As with Shakespeare’s crossgender comedies, its female protagonist subverts the heterocentric norm of opposite sex attraction—that of a person who emanates the traditional image of a gender, but whose physical body is not that of the image evoked. This lends to dramatic and comedic power as it teases the audience with the idea that the unaware actual heterocentric member of one gender is captivated and, therefore, confused by someone they think is their same gender.
In 1995, Edwards and Andrews came to the Orpheum in Minneapolis to launch the pre-Broadway run of the stage musical version of the groundbreaking, genderbending film. In the years since, it has become a stage classic. It also brought for the reality of women inhabiting and conveying maleness in a world that up to that point was inclined to include the notion of men inhabiting and conveying femaleness more openly than women doing the inverse.

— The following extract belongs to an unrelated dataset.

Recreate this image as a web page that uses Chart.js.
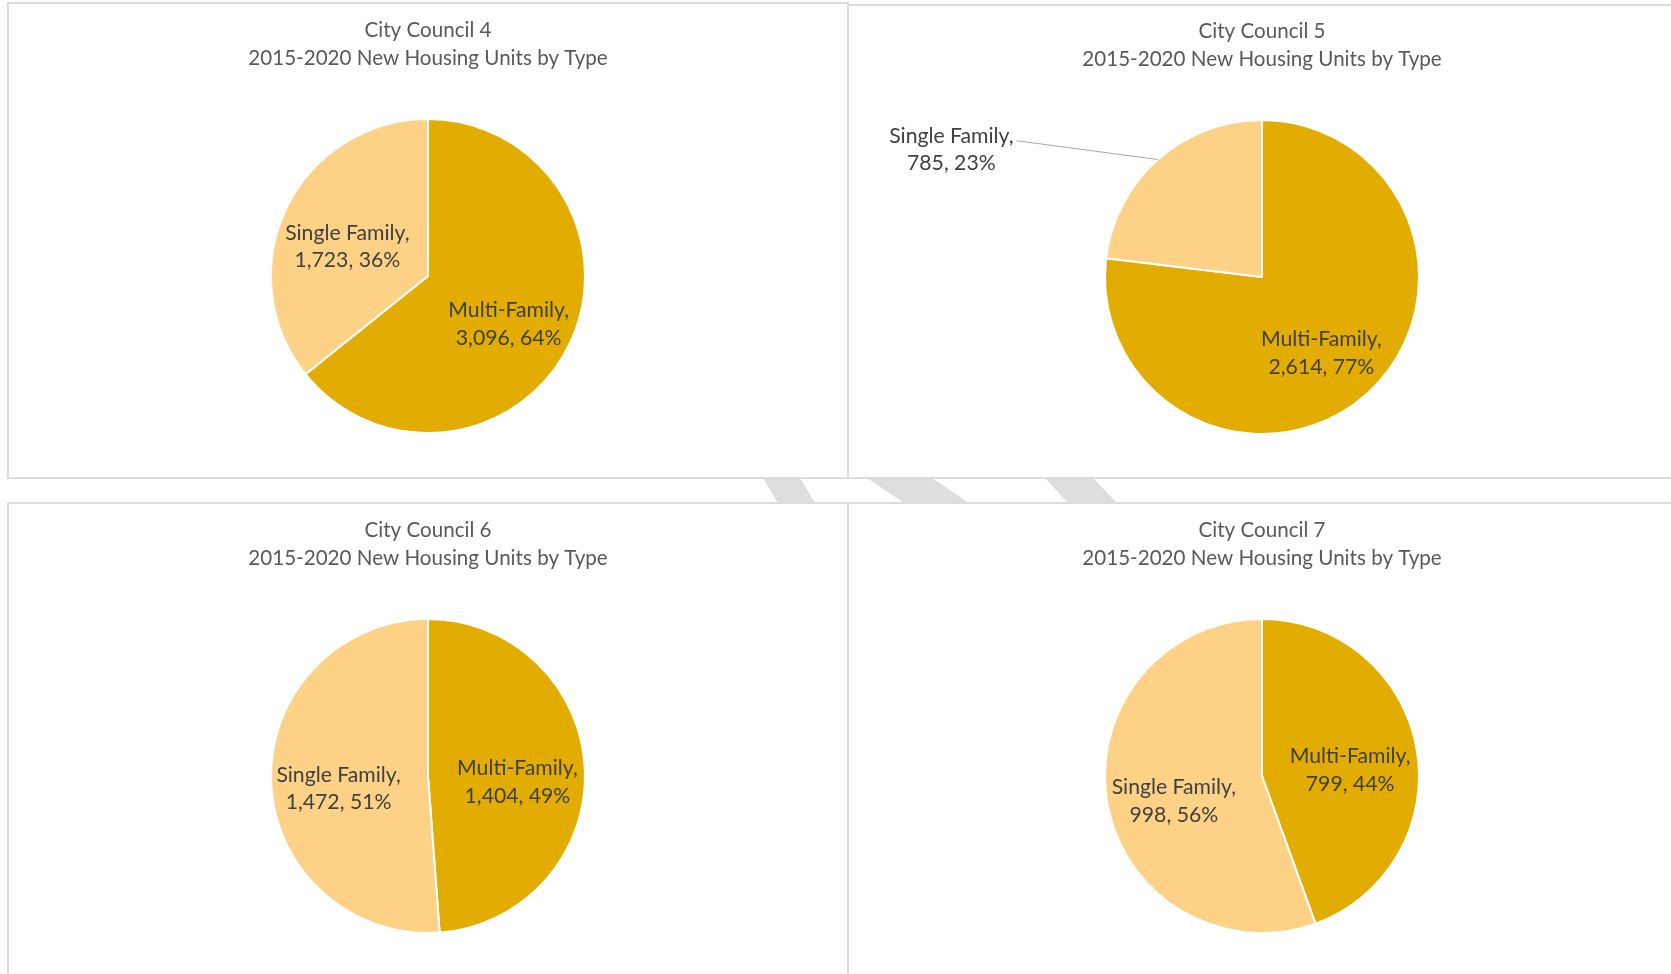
<!DOCTYPE html>
<html>
<head>
<meta charset="utf-8">
<script src="https://cdn.jsdelivr.net/npm/chart.js@4.4.1/dist/chart.umd.min.js"></script>
<style>
  html, body { margin: 0; padding: 0; background: #ffffff; width: 1671px; height: 974px; overflow: hidden; }
  .panel { position: absolute; box-sizing: border-box; border: 2px solid #DCDCDC; background: #ffffff; z-index: 1; }
  .stripe { position: absolute; background: #DEDEDE; z-index: 0; }
  canvas { position: absolute; z-index: 2; }
</style>
</head>
<body>
<div class="stripe" style="left:0;top:478px;width:1671px;height:25px;clip-path:polygon(763px 0,800px 0,815px 25px,778px 25px);"></div>
<div class="stripe" style="left:0;top:478px;width:1671px;height:25px;clip-path:polygon(867px 0,932px 0,969px 25px,904px 25px);"></div>
<div class="stripe" style="left:0;top:478px;width:1671px;height:25px;clip-path:polygon(1045px 0,1093px 0,1117px 25px,1068px 25px);"></div>

<div class="panel" style="left:7px;top:2px;width:842px;height:477px;"></div>
<div class="panel" style="left:847px;top:4px;width:900px;height:475px;"></div>
<div class="panel" style="left:7px;top:502px;width:842px;height:500px;"></div>
<div class="panel" style="left:847px;top:502px;width:900px;height:500px;"></div>

<canvas id="c0" width="840" height="475" style="left:8px;top:3px;"></canvas>
<canvas id="c1" width="828" height="475" style="left:848px;top:4px;"></canvas>
<canvas id="c2" width="840" height="475" style="left:8px;top:503px;"></canvas>
<canvas id="c3" width="828" height="475" style="left:848px;top:503px;"></canvas>

<script>
// ---- data ----
const councils = ['City Council 4', 'City Council 5', 'City Council 6', 'City Council 7'];
const subtitle = '2015-2020 New Housing Units by Type';
const categories = ['Multi-Family', 'Single Family'];
const multiFamily = [3096, 2614, 1404, 799];
const singleFamily = [1723, 785, 1472, 998];

// ---- styles ----
const sliceColors = ['#E2AC00', '#FED286'];
const FONT = 'Lato, "Open Sans", sans-serif';
const TITLE_SIZE = 20.6;
const LABEL_SIZE = 21.2;

const labelPlugin = {
  id: 'pieLabels',
  afterDatasetsDraw(chart) {
    const ctx = chart.ctx;
    const ds = chart.data.datasets[0];
    const meta = chart.getDatasetMeta(0);
    const total = ds.data.reduce((a, b) => a + b, 0);
    ctx.save();
    ctx.font = LABEL_SIZE + 'px ' + FONT;
    ctx.fillStyle = '#404040';
    ctx.textAlign = 'center';
    ctx.textBaseline = 'middle';
    const lh = 27.7;
    meta.data.forEach((arc, i) => {
      const p = arc.getProps(['x', 'y', 'startAngle', 'endAngle', 'outerRadius'], true);
      const mid = (p.startAngle + p.endAngle) / 2;
      const v = ds.data[i];
      const frac = v / total;
      const lines = [chart.data.labels[i] + ',', v.toLocaleString('en-US') + ', ' + Math.round(frac * 100) + '%'];
      const r = p.outerRadius;
      if (frac >= 0.3) {
        const cx = p.x + Math.cos(mid) * r * 0.57;
        const cy = p.y + Math.sin(mid) * r * 0.57 + 0.06 * r;
        ctx.fillText(lines[0], cx, cy - lh / 2);
        ctx.fillText(lines[1], cx, cy + lh / 2);
      } else {
        const ex = p.x + Math.cos(mid) * r;
        const ey = p.y + Math.sin(mid) * r;
        const side = Math.cos(mid) < 0 ? -1 : 1;
        const lx = ex + side * 0.9 * r;
        const ly = ey - 0.12 * r;
        ctx.strokeStyle = '#A6A6A6';
        ctx.lineWidth = 1;
        ctx.beginPath();
        ctx.moveTo(ex, ey);
        ctx.lineTo(lx, ly);
        ctx.stroke();
        const w = Math.max(ctx.measureText(lines[0]).width, ctx.measureText(lines[1]).width);
        const tx = lx + side * (3 + w / 2);
        ctx.fillText(lines[0], tx, ly - 5);
        ctx.fillText(lines[1], tx, ly - 5 + lh);
      }
    });
    ctx.restore();
  }
};

function build() {
  councils.forEach((name, k) => {
    new Chart(document.getElementById('c' + k), {
      type: 'pie',
      data: {
        labels: categories,
        datasets: [{
          data: [multiFamily[k], singleFamily[k]],
          backgroundColor: sliceColors,
          borderColor: '#ffffff',
          borderWidth: 2
        }]
      },
      options: {
        responsive: false,
        animation: false,
        events: [],
        layout: { padding: { top: 0, bottom: 44, left: 0, right: 0 } },
        plugins: {
          legend: { display: false },
          tooltip: { enabled: false },
          title: {
            display: true,
            text: [name, subtitle],
            color: '#595959',
            font: { family: FONT, size: TITLE_SIZE, weight: 'normal', lineHeight: 1.345 },
            padding: { top: 14, bottom: 45.6 }
          }
        }
      },
      plugins: [labelPlugin]
    });
  });
}

if (document.fonts && document.fonts.load) {
  document.fonts.load(TITLE_SIZE + 'px Lato').then(build, build);
} else {
  build();
}
</script>
</body>
</html>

For example, since the early ’80s we have seen the steady rise of drag kings, and not just drag queens.
At Artistry MN, arguably the best producer of musicals in the region, Ann Michels who actually played Mary Poppins at Chanhassen Dinner Theatre’s mainstage and was named Lavender Spotlight’s Best Actress of 2015, now stars in Victor/Victoria’s title role(s).
Celebrated choreographer-director Michael Matthew Ferrell feels the show is just as relevant now as ever. He shares, “It’s uncannily like reading many of the headlines of today and those issues that affect the LGBTQ community. Victor/Victoria addresses the issues of gender identity, brings to light the inequality of women in the workplace, has folks looking at their own sexuality and how we try to mask ourselves as society sees fit. This show celebrates all those diverse individuals and when we can be our authentic selves that’s when we can truly start living and find true happiness.”